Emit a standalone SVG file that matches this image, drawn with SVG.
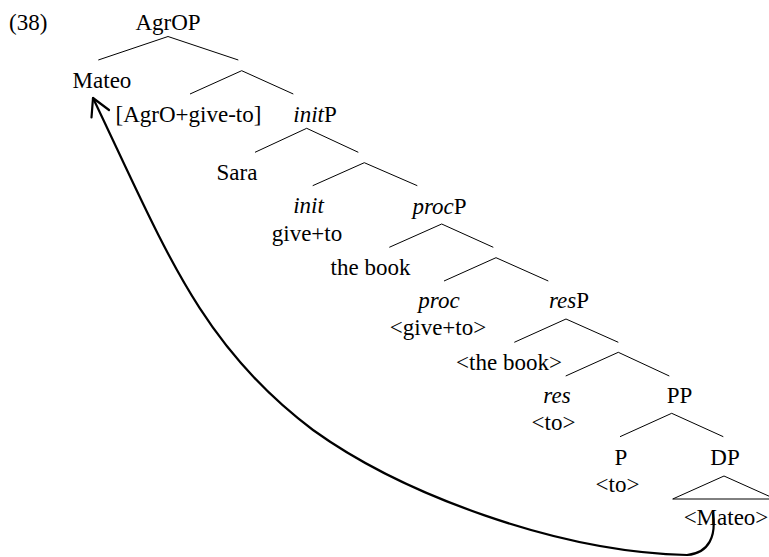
<svg xmlns="http://www.w3.org/2000/svg" width="769" height="557" viewBox="0 0 769 557">
<style>
text{font-family:"Liberation Serif","Times New Roman",serif;font-size:23px;fill:#000;text-anchor:middle}
.it{font-style:italic}
.br{stroke:#000;stroke-width:1;fill:none}
.mv{stroke:#000;stroke-width:2.2;fill:none;stroke-linecap:round;stroke-linejoin:round}
</style>
<rect width="769" height="557" fill="#fff"/>
<g id="label38"><text x="9" y="30" style="text-anchor:start">(38)</text></g>
<g id="n-AgrOP"><text x="168" y="30">AgrOP</text></g>
<g id="n-Mateo"><text x="102" y="88">Mateo</text></g>
<g id="n-AgrO-head"><text x="188.5" y="122">[AgrO+give-to]</text></g>
<g id="n-initP"><text x="315" y="122"><tspan class="it">init</tspan>P</text></g>
<g id="n-Sara"><text x="237" y="180">Sara</text></g>
<g id="n-init"><text x="308.5" y="213" class="it">init</text><text x="307" y="241">give+to</text></g>
<g id="n-procP"><text x="439.5" y="214"><tspan class="it">proc</tspan>P</text></g>
<g id="n-thebook"><text x="370.5" y="275">the book</text></g>
<g id="n-proc"><text x="439" y="308" class="it">proc</text><text x="438" y="335">&lt;give+to&gt;</text></g>
<g id="n-resP"><text x="569" y="308"><tspan class="it">res</tspan>P</text></g>
<g id="n-thebook2"><text x="509" y="370">&lt;the book&gt;</text></g>
<g id="n-res"><text x="557" y="403" class="it">res</text><text x="553.5" y="430">&lt;to&gt;</text></g>
<g id="n-PP"><text x="679.5" y="403">PP</text></g>
<g id="n-P"><text x="621" y="465">P</text><text x="617.5" y="492">&lt;to&gt;</text></g>
<g id="n-DP"><text x="725" y="465">DP</text><text x="726" y="525">&lt;Mateo&gt;</text></g>
<g id="connectors">
<path class="br" d="M98.3 60 L168 36.5 L238.3 60"/>
<path class="br" d="M190 94 L241.7 70.7 L293.3 94"/>
<path class="br" d="M255 152.3 L306.7 128.3 L358.3 152.3"/>
<path class="br" d="M312.7 185.7 L364.3 162.7 L417.3 185.7"/>
<path class="br" d="M389.3 247.3 L441.7 224 L493.3 247.3"/>
<path class="br" d="M444 281 L496 257.7 L548.3 281"/>
<path class="br" d="M514.3 342.3 L566 319 L618.3 342.3"/>
<path class="br" d="M565.7 376 L618.3 352.3 L669.3 376"/>
<path class="br" d="M620 436.7 L671.7 413.3 L723.3 436.7"/>
<path class="br" d="M672.7 499 L724 476 L775.3 499 Z"/>
<path class="mv" d="M713 514 C716 535 710 553 687 555 C557 552 402 494 313 430 C201 346 166 251 93 98"/>
<path class="mv" d="M91.5 117.5 L93 98 L109 110"/>
</g>
</svg>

· · · ·

SET TASK → Transcribe the full listing character for character. Pictures are excluded.

EXPECTED OUTPUT →
Emit a standalone SVG file that matches this image, drawn with SVG.
<svg xmlns="http://www.w3.org/2000/svg" width="769" height="557" viewBox="0 0 769 557">
<style>
text{font-family:"Liberation Serif","Times New Roman",serif;font-size:23px;fill:#000;text-anchor:middle}
.it{font-style:italic}
.br{stroke:#000;stroke-width:1;fill:none}
.mv{stroke:#000;stroke-width:2.2;fill:none;stroke-linecap:round;stroke-linejoin:round}
</style>
<rect width="769" height="557" fill="#fff"/>
<g id="label38"><text x="9" y="30" style="text-anchor:start">(38)</text></g>
<g id="n-AgrOP"><text x="168" y="30">AgrOP</text></g>
<g id="n-Mateo"><text x="102" y="88">Mateo</text></g>
<g id="n-AgrO-head"><text x="188.5" y="122">[AgrO+give-to]</text></g>
<g id="n-initP"><text x="315" y="122"><tspan class="it">init</tspan>P</text></g>
<g id="n-Sara"><text x="237" y="180">Sara</text></g>
<g id="n-init"><text x="308.5" y="213" class="it">init</text><text x="307" y="241">give+to</text></g>
<g id="n-procP"><text x="439.5" y="214"><tspan class="it">proc</tspan>P</text></g>
<g id="n-thebook"><text x="370.5" y="275">the book</text></g>
<g id="n-proc"><text x="439" y="308" class="it">proc</text><text x="438" y="335">&lt;give+to&gt;</text></g>
<g id="n-resP"><text x="569" y="308"><tspan class="it">res</tspan>P</text></g>
<g id="n-thebook2"><text x="509" y="370">&lt;the book&gt;</text></g>
<g id="n-res"><text x="557" y="403" class="it">res</text><text x="553.5" y="430">&lt;to&gt;</text></g>
<g id="n-PP"><text x="679.5" y="403">PP</text></g>
<g id="n-P"><text x="621" y="465">P</text><text x="617.5" y="492">&lt;to&gt;</text></g>
<g id="n-DP"><text x="725" y="465">DP</text><text x="726" y="525">&lt;Mateo&gt;</text></g>
<g id="connectors">
<path class="br" d="M98.3 60 L168 36.5 L238.3 60"/>
<path class="br" d="M190 94 L241.7 70.7 L293.3 94"/>
<path class="br" d="M255 152.3 L306.7 128.3 L358.3 152.3"/>
<path class="br" d="M312.7 185.7 L364.3 162.7 L417.3 185.7"/>
<path class="br" d="M389.3 247.3 L441.7 224 L493.3 247.3"/>
<path class="br" d="M444 281 L496 257.7 L548.3 281"/>
<path class="br" d="M514.3 342.3 L566 319 L618.3 342.3"/>
<path class="br" d="M565.7 376 L618.3 352.3 L669.3 376"/>
<path class="br" d="M620 436.7 L671.7 413.3 L723.3 436.7"/>
<path class="br" d="M672.7 499 L724 476 L775.3 499 Z"/>
<path class="mv" d="M713 514 C716 535 710 553 687 555 C557 552 402 494 313 430 C201 346 166 251 93 98"/>
<path class="mv" d="M91.5 117.5 L93 98 L109 110"/>
</g>
</svg>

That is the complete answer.